This is annually a bittersweet Friday. It’s traditionally commencement weekend at Illinois State University, and since joining The Vidette as general manager eight years ago, the day has evolved into an emotional in-house tradition for graduating seniors, their families and friends. The building crackles with Christmas morning-like excitement and anticipation. Vidette seniors trek over to the corner of Locust and University for one last victory lap through the dear old Viddy building as an ISU student. We share a laugh, a memory and a hug. It’s a day of transition. It’s informal, but it’s meaningful. These young people are members of the Vidette Family. I love to see ‘em move onward, but I hate to see ‘em go. The box of Kleenex is always kept nearby.
This year the day of transition is neither bitter nor sweet. It’s just empty. Like the Vidette building, the Illinois State campus, in all its springtime glory, is void of this special energy. No bustle of dressed-up people with caps and gowns flapping in the May breeze. No pictures. No laughs, no memories, no hugs or smiles.
We’ve all come to accept the cold wind of the ongoing health crisis and its persistent threat. There’s no point in being bitter. There is, however, disappointment — deep disappointment in not seeing the proud grads, parents, grandparents and pals parade their way around favorite spots on campus. For many, a favorite spot is the homey comfort of The Vidette Building. The little red building at the north edge of campus has truly become a home away from home for many Vidette students, dating back to the mid-1990s when the place first opened. Today, home is quiet and empty.

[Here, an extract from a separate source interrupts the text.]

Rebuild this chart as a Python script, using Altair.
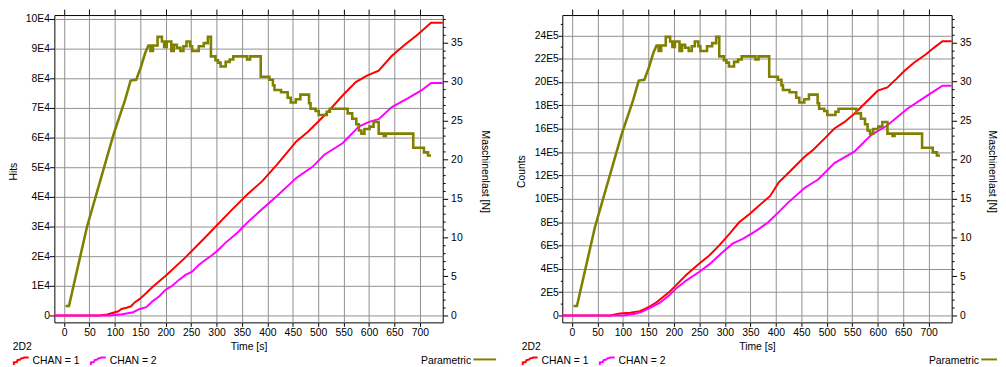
import altair as alt
import pandas as pd

FONT = "Liberation Sans"
FS = 10.5

# ---------------- data ----------------
x_ticks = [0, 50, 100, 150, 200, 250, 300, 350, 400, 450, 500, 550, 600, 650, 700]
hits_ticks = [0, 10000, 20000, 30000, 40000, 50000, 60000, 70000, 80000, 90000, 100000]
counts_ticks = [i * 100000 for i in range(0, 26)]
load_ticks = list(range(0, 39))

# Left panel: Hits
hits_t1 = [-19, 70, 85, 97, 107, 113, 123, 132, 139, 149, 162, 174, 200, 239, 278, 330, 361, 390, 419,
           457, 480, 516, 548, 574, 596, 619, 645, 671, 696, 722, 760]
hits_c1 = [0, 0, 300, 900, 1400, 2200, 2600, 3100, 4400, 5600, 7600, 9600, 13400, 19600, 26400, 35600,
           40900, 45300, 50900, 58700, 62000, 68100, 74200, 78700, 80900, 82600, 87600, 91400, 94800,
           98700, 98700]
hits_t2 = [-19, 90, 115, 136, 149, 162, 174, 187, 200, 213, 226, 239, 252, 265, 278, 291, 304, 317, 342,
           361, 386, 419, 457, 490, 512, 548, 580, 600, 619, 645, 677, 703, 722, 760]
hits_c2 = [0, 0, 400, 1100, 2200, 2800, 4800, 6400, 8700, 10000, 12000, 13700, 14800, 17000, 18700,
           20300, 22200, 24400, 28100, 31400, 35300, 40300, 46400, 50300, 54200, 58100, 63700, 65300,
           66200, 70300, 73300, 75900, 78400, 78400]

# Right panel: Counts
cnt_t1 = [-19, 75, 94, 114, 133, 143, 153, 166, 172, 192, 205, 224, 250, 270, 289, 309, 328, 348, 359,
          389, 405, 431, 457, 473, 496, 515, 535, 554, 577, 600, 619, 636, 652, 671, 694, 710, 727, 760]
cnt_c1 = [0, 0, 17000, 23000, 37000, 56000, 79000, 113000, 135000, 206000, 262000, 347000, 446000,
          516000, 601000, 699000, 798000, 868000, 911000, 1024000, 1136000, 1249000, 1362000, 1418000,
          1517000, 1602000, 1658000, 1729000, 1827000, 1926000, 1954000, 2025000, 2095000, 2166000,
          2236000, 2293000, 2349000, 2349000]
cnt_t2 = [-19, 100, 127, 140, 153, 172, 192, 205, 224, 250, 270, 296, 315, 335, 354, 367, 385, 405, 424,
          457, 483, 515, 554, 587, 619, 658, 697, 727, 760]
cnt_c2 = [0, 0, 17000, 37000, 65000, 107000, 178000, 234000, 299000, 375000, 440000, 544000, 615000,
          657000, 705000, 742000, 798000, 883000, 967000, 1094000, 1165000, 1306000, 1404000, 1545000,
          1630000, 1771000, 1884000, 1968000, 1968000]

# Parametric: Maschinenlast [N] (step trace, repeated times are the vertical jumps)
load_t = [3, 9.7, 45, 97, 120, 131, 142, 150.5, 160, 166,
          170, 170, 175, 175, 184, 184, 192.6, 192.6, 197, 197, 202, 202, 211, 211, 216, 216,
          222, 222, 229, 229, 235, 235, 241, 241, 248, 248, 252, 252, 265, 265, 275, 275, 283, 283,
          289, 289, 298, 298, 303, 303, 308, 308, 318, 318, 326, 326, 333, 333, 360, 360, 366, 366,
          387, 387, 404, 404, 411, 411, 414, 414, 427, 427, 440, 440, 446, 446, 456, 456, 465, 465,
          482, 482, 485, 485, 495, 495, 501, 501, 517, 517, 523, 523, 558, 558, 567, 567, 575, 575,
          580, 580, 585, 585, 591, 591, 601, 601, 609, 609, 619, 619, 629, 629, 633, 633, 687, 687,
          708, 708, 716, 716, 722]
load_n = [1.2, 1.2, 11.3, 23.1, 27.6, 30.1, 30.2, 31.7, 33.7, 34.6,
          34.6, 33.9, 33.9, 34.6, 34.6, 35.7, 35.7, 35.1, 35.1, 34.4, 34.4, 35.1, 35.1, 33.9, 33.9, 34.7,
          34.7, 34.3, 34.3, 33.9, 33.9, 34.5, 34.5, 35.1, 35.1, 34.5, 34.5, 33.9, 33.9, 34.5, 34.5, 34.9,
          34.9, 35.7, 35.7, 33.2, 33.2, 32.7, 32.7, 32.4, 32.4, 31.9, 31.9, 32.5, 32.5, 32.8, 32.8, 33.2,
          33.2, 32.8, 32.8, 33.2, 33.2, 30.6, 30.6, 30.2, 30.2, 29.5, 29.5, 28.9, 28.9, 28.6, 28.6, 27.9,
          27.9, 27.3, 27.3, 27.7, 27.7, 28.3, 28.3, 27.2, 27.2, 26.5, 26.5, 26.2, 26.2, 25.7, 25.7, 26.1,
          26.1, 26.5, 26.5, 25.9, 25.9, 25.2, 25.2, 24.5, 24.5, 23.7, 23.7, 23.3, 23.3, 23.9, 23.9, 24.2,
          24.2, 24.8, 24.8, 23.3, 23.3, 23.0, 23.0, 23.3, 23.3, 21.5, 21.5, 20.9, 20.9, 20.5, 20.5]

SERIES = ["CHAN = 1", "CHAN = 2"]
COLORS = ["#ff0000", "#ff00ff"]
OLIVE = "#808000"
X_DOMAIN = [-19, 745]

CHAN_PATH = ("M-1,0.5 L-1,0.15 L-0.6,0.1 L-0.5,-0.15 L-0.1,-0.25 L0,-0.4 "
             "L0.3,-0.45 L0.4,-0.5 L1,-0.5")
PARA_FULL = "stroke"
PARA_CUT = "M-1,0 L0.38,0"   # the right panel's key line is cut by the page edge


def lines_frame(t1, v1, t2, v2):
    return pd.DataFrame({
        "t": t1 + t2,
        "v": v1 + v2,
        "series": [SERIES[0]] * len(t1) + [SERIES[1]] * len(t2),
    })


load_df = pd.DataFrame({"t": load_t, "n": load_n, "idx": list(range(len(load_t))),
                        "name": ["Parametric"] * len(load_t)})


def panel(df, y_domain, y_ticks, y_label_expr, major_test, y_title, width, major_tick, minor_tick,
          para_symbol, right_title_x, legend_x):
    xs = alt.Scale(domain=X_DOMAIN, nice=False, zero=False)
    x_bottom = alt.Axis(values=x_ticks, title="Time [s]", tickSize=4, labelPadding=1, grid=True,
                        domain=False, titleY=24, titleBaseline="middle", labelFlush=False,
                        labelOverlap=False)
    y_left = alt.Axis(values=y_ticks, labelExpr=y_label_expr, title=y_title, grid=True,
                      gridOpacity={"condition": {"test": major_test, "value": 1}, "value": 0},
                      tickSize={"condition": {"test": major_test, "value": major_tick},
                                "value": minor_tick},
                      labelPadding=0, domain=False, labelOverlap=False,
                      labelFlush=False, titleX=-41, titleY=158, titleAngle=270,
                      titleAlign="center", titleBaseline="middle")
    lines = alt.Chart(df).mark_line(strokeWidth=2, clip=True).encode(
        x=alt.X("t:Q", scale=xs, axis=x_bottom),
        y=alt.Y("v:Q", scale=alt.Scale(domain=y_domain, nice=False, zero=False), axis=y_left),
        color=alt.Color("series:N", scale=alt.Scale(domain=SERIES, range=COLORS),
                        legend=alt.Legend(title="2D2", orient="none", legendX=legend_x,
                                          legendY=331, direction="horizontal",
                                          symbolType=CHAN_PATH, symbolSize=225,
                                          symbolStrokeWidth=2, symbolFillColor="transparent",
                                          columnPadding=7, labelOffset=3, titlePadding=0,
                                          padding=0)),
    )
    y_right = alt.Axis(orient="right", values=load_ticks,
                       labelExpr="datum.value % 5 === 0 ? datum.label : ''",
                       tickSize={"condition": {"test": "datum.value % 5 === 0", "value": 5},
                                 "value": 2.5},
                       labelPadding=3, grid=False, domain=False, labelOverlap=False,
                       labelFlush=False, title="Maschinenlast [N]", titleAngle=90,
                       titleX=right_title_x, titleY=158, titleAlign="center",
                       titleBaseline="middle")
    olive = alt.Chart(load_df).mark_line(strokeWidth=2.6, clip=True).encode(
        x=alt.X("t:Q", scale=xs, axis=None),
        y=alt.Y("n:Q", scale=alt.Scale(domain=[-0.89, 38.5], nice=False, zero=False),
                axis=y_right),
        stroke=alt.Stroke("name:N", scale=alt.Scale(domain=["Parametric"], range=[OLIVE]),
                          legend=alt.Legend(title="Parametric", titleOrient="left",
                                            titleAnchor="middle", titleBaseline="top",
                                            titlePadding=1, orient="none", legendX=371,
                                            legendY=336, symbolType=para_symbol,
                                            symbolSize=529, symbolStrokeWidth=2,
                                            symbolFillColor="transparent",
                                            labelExpr="''", labelOffset=0, padding=0)),
        order=alt.Order("idx:Q"),
    )
    top = alt.Chart(load_df).mark_point(opacity=0).encode(
        x=alt.X("t:Q", scale=xs,
                axis=alt.Axis(orient="top", values=x_ticks, labels=False, tickSize=6,
                              title=None, grid=False, domain=False)),
    )
    return alt.layer(lines, olive, top).resolve_scale(y="independent").resolve_axis(
        x="independent", y="independent").properties(width=width, height=311)


left = panel(lines_frame(hits_t1, hits_c1, hits_t2, hits_c2), [-2333, 101333], hits_ticks,
             "datum.value == 0 ? '0' : round(datum.value / 10000) + 'E4'", "true", "Hits", 393,
             5, 5, PARA_FULL, 42, -42)
right = panel(lines_frame(cnt_t1, cnt_c1, cnt_t2, cnt_c2), [-59200, 2574000], counts_ticks,
              "datum.value == 0 ? '0' : (round(datum.value / 100000) % 2 == 0 ? "
              "round(datum.value / 100000) + 'E5' : '')",
              "round(datum.value / 100000) % 2 == 0", "Counts", 394, 4, 2, PARA_CUT, 40, -41)

chart = alt.hconcat(left, right, spacing=121, bounds="flush").resolve_scale(
    color="independent", stroke="independent").resolve_legend(
    color="independent", stroke="independent").properties(
    padding={"left": 8, "top": 6, "right": 0, "bottom": 0}
).configure(font=FONT).configure_axis(
    labelFont=FONT, labelFontSize=FS, titleFont=FONT, titleFontSize=FS, titleFontWeight="normal",
    labelColor="black", titleColor="black", tickColor="black", gridColor="#8f8f8f", gridWidth=1
).configure_view(stroke="black", strokeWidth=1).configure_legend(
    labelFont=FONT, labelFontSize=FS, titleFont=FONT, titleFontSize=FS, titleFontWeight="normal",
    labelColor="black", titleColor="black"
)

chart.save("out.html", embed_options={"renderer": "svg", "actions": False})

It’s said that life's rituals like commencements and weddings are validated by the gathering of witnesses. Friends and families who come together to share in a day of jubilation somehow make the transitional event more real and indelible. Perhaps there is some truth to that. But even though there will be no small gatherings of families and friends at The Vidette Building today or larger gatherings later at Redbird Arena this weekend, the achievements of this year’s graduating class are quite real. And they are inedible. In fact, these folks were dealt a huge dose of reality in its rawest form. The seniors at The Vidette met this raw reality with grace, poise and professionalism. As young journalists, they collaborated remotely to tell this important and unfolding story in words, pictures and videos over the last eight weeks. These stories will live on for generations as documentation of this tragic chapter of history and its unforgettable impact on the Illinois State University community. Good journalists rise to the occasion in the face of tragedy. This year’s Vidette journalists rose to the occasion. There was no self-pity, even though they were denied the many rites of a special spring of their lives. Instead, they did their work and they did it well.
These seniors and their underclassmen teammates were not been able to convene each day here in the building to do their work as generations of their Vidette ancestors were able to do for years before them, but the journalism performed remotely by this group has been exemplary. And those prior generations of Vidette alums who once roamed this building can — and should — be proud of their younger siblings.
So, today The Vidette nest sits disappointingly quiet and empty. But tomorrow the world will be a much fuller and brighter place as the promising seniors transition into their stations in life beyond Illinois State University. Yes, the old brick building sits empty and chilly, but my heart is warm and overflowing with pride. Good luck and best wishes to each of these remarkable graduates. Their work at The Vidette is complete. It will never be forgotten.